Understanding Tax Lien Certificates
A tax lien certificate is a legal claim against a property when the owner fails to pay property taxes. Investors purchase these certificates at auction, earning interest or potentially acquiring the property if the owner defaults.
Researching the Property
Before investing, it’s crucial to research the property’s details. This includes:
- Property Location: Verify the property’s address and neighborhood.
- Property Condition: Check for any visible issues or liens.
- Market Value: Assess the property’s current value to determine potential returns.
Reviewing the County Records
County records provide vital information about the tax lien. Key steps include:
- Confirming the Amount Owed: Ensure the lien amount is accurate and up-to-date.
- Checking for Additional Liens: Identify other claims or encumbrances on the property.

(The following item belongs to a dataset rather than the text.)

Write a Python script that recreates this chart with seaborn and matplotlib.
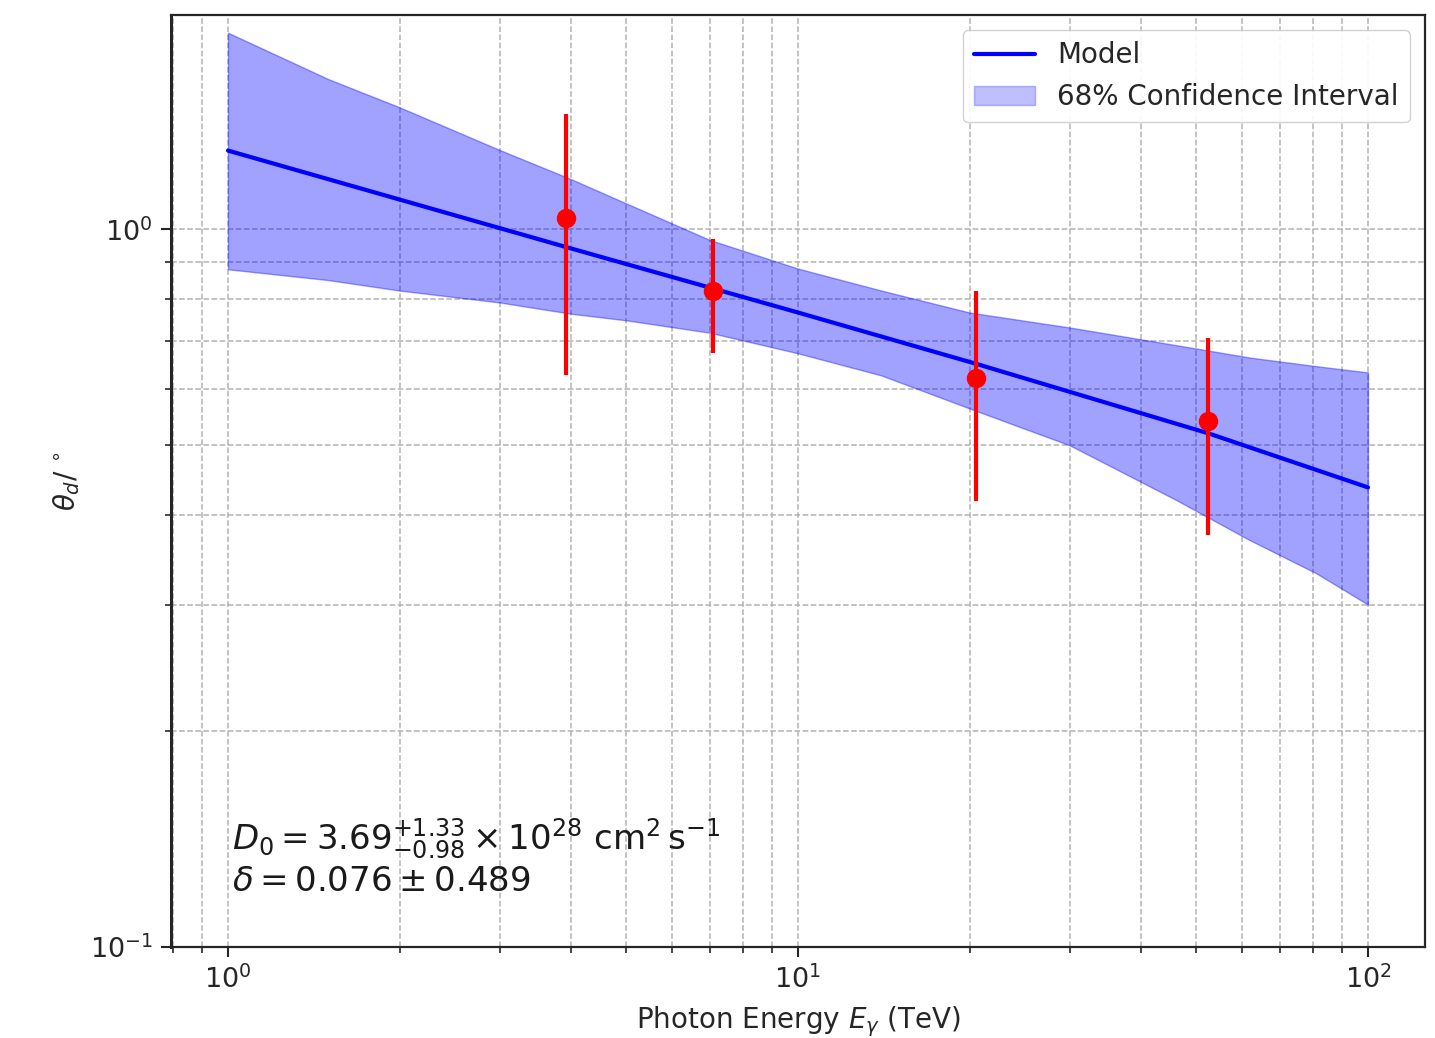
import numpy as np
import pandas as pd
import matplotlib
matplotlib.use("Agg")
import matplotlib.pyplot as plt
import seaborn as sns
from matplotlib.patches import Patch
from matplotlib.lines import Line2D

# ---- data ----
band_E = [1.0, 1.5, 2.0, 3.0, 4.0, 5.0, 7.0, 10.0, 14.0, 20.0, 30.0, 46.0, 62.0, 81.0, 100.0]
band_upper = [1.88, 1.62, 1.48, 1.29, 1.175, 1.087, 0.967, 0.882, 0.822, 0.766, 0.73, 0.69, 0.663, 0.645, 0.632]
band_lower = [0.880, 0.85, 0.822, 0.791, 0.763, 0.747, 0.718, 0.672, 0.626, 0.563, 0.50, 0.42, 0.369, 0.332, 0.300]

model_E = [1.0, 3.92, 10.0, 20.5, 52.4, 100.0]
model_theta = [1.288, 0.945, 0.766, 0.650, 0.520, 0.437]

obs_E = [3.92, 7.09, 20.5, 52.4]
obs_theta = [1.039, 0.820, 0.620, 0.540]
obs_upper = [1.45, 0.971, 0.822, 0.705]
obs_lower = [0.626, 0.672, 0.419, 0.375]

text_D0 = r'$D_0 = 3.69^{+1.33}_{-0.98} \times 10^{28}\ \mathrm{cm}^2\,\mathrm{s}^{-1}$'
text_delta = r'$\delta = 0.076 \pm 0.489$'

sns.set_style("ticks")
plt.rcParams['font.family'] = ['DejaVu Sans']

fig = plt.figure(figsize=(14.35, 10.38), dpi=100)
ax = fig.add_axes([171/1435, 1 - 947/1038, (1425-171)/1435, (947-15)/1038])

ax.fill_between(band_E, band_lower, band_upper, color='blue', alpha=0.37,
                edgecolor='blue', linewidth=1.0, zorder=2)

model_df = pd.DataFrame({'E': model_E, 'theta': model_theta})
sns.lineplot(data=model_df, x='E', y='theta', ax=ax, color='blue', linewidth=3,
             zorder=3, legend=False)

obs_theta_a = np.array(obs_theta)
yerr = [obs_theta_a - np.array(obs_lower), np.array(obs_upper) - obs_theta_a]
ax.errorbar(obs_E, obs_theta, yerr=yerr, fmt='o', color='red', ms=13,
            elinewidth=3, capsize=0, zorder=4)

ax.set_xscale('log')
ax.set_yscale('log')
ax.set_xlim(10**-0.1, 10**2.1)
ax.set_ylim(0.1, 1.99)

ax.grid(True, which='both', linestyle='--', color='0.7', linewidth=1.1, zorder=0)
ax.set_axisbelow(True)

for s in ax.spines.values():
    s.set_linewidth(1.6)
    s.set_color('0.15')
ax.spines['left'].set_linewidth(2.2)

ax.tick_params(which='major', length=7, width=1.5, labelsize=19.5, direction='out',
               color='0.15', pad=6)
ax.tick_params(which='minor', length=4, width=1.2, direction='out', color='0.15')

ax.set_xlabel(r'Photon Energy $E_\gamma$ (TeV)', fontsize=20, color='0.15', labelpad=8)
ax.set_ylabel(r'$\theta_d/\ ^{\circ}$', fontsize=20, color='0.15', labelpad=6)

ax.text(0.049, 0.115, text_D0, transform=ax.transAxes, fontsize=24.5, va='center', ha='left', color='0.1')
ax.text(0.049, 0.070, text_delta, transform=ax.transAxes, fontsize=24.5, va='center', ha='left', color='0.1')

handles = [Line2D([0], [0], color='blue', lw=3),
           Patch(facecolor='blue', alpha=0.25, edgecolor='blue')]
leg = ax.legend(handles, ['Model', '68% Confidence Interval'], loc='upper right',
                fontsize=20, frameon=True, fancybox=True, framealpha=0.9,
                borderaxespad=0.55, handlelength=2.2)
leg.get_frame().set_edgecolor('0.8')

fig.savefig('out.png', dpi=100)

- Understanding Redemption Periods: Know how long the owner has to pay to redeem the property.
Assessing the Risks
Investors should be aware of potential risks, such as:
- Property Condition: The property may be in poor condition, affecting its value.
- Owner Redemption: The owner might redeem the property, limiting returns.
- Market Fluctuations: Changes in the local real estate market can impact profitability.
Due Diligence Tips
To minimize risks, follow these due diligence tips:
- Attend Auctions Prepared: Research properties beforehand and set a budget.
- Consult Professionals: Seek advice from real estate agents or attorneys experienced in tax liens.
- Verify Information: Cross-check data from multiple sources to ensure accuracy.
- Understand Local Laws: Familiarize yourself with state and local regulations regarding tax liens.
Thorough research and diligent analysis are key to successful investment in tax lien certificates. Taking the time to understand the property, the county records, and potential risks will help you make informed decisions and maximize your returns.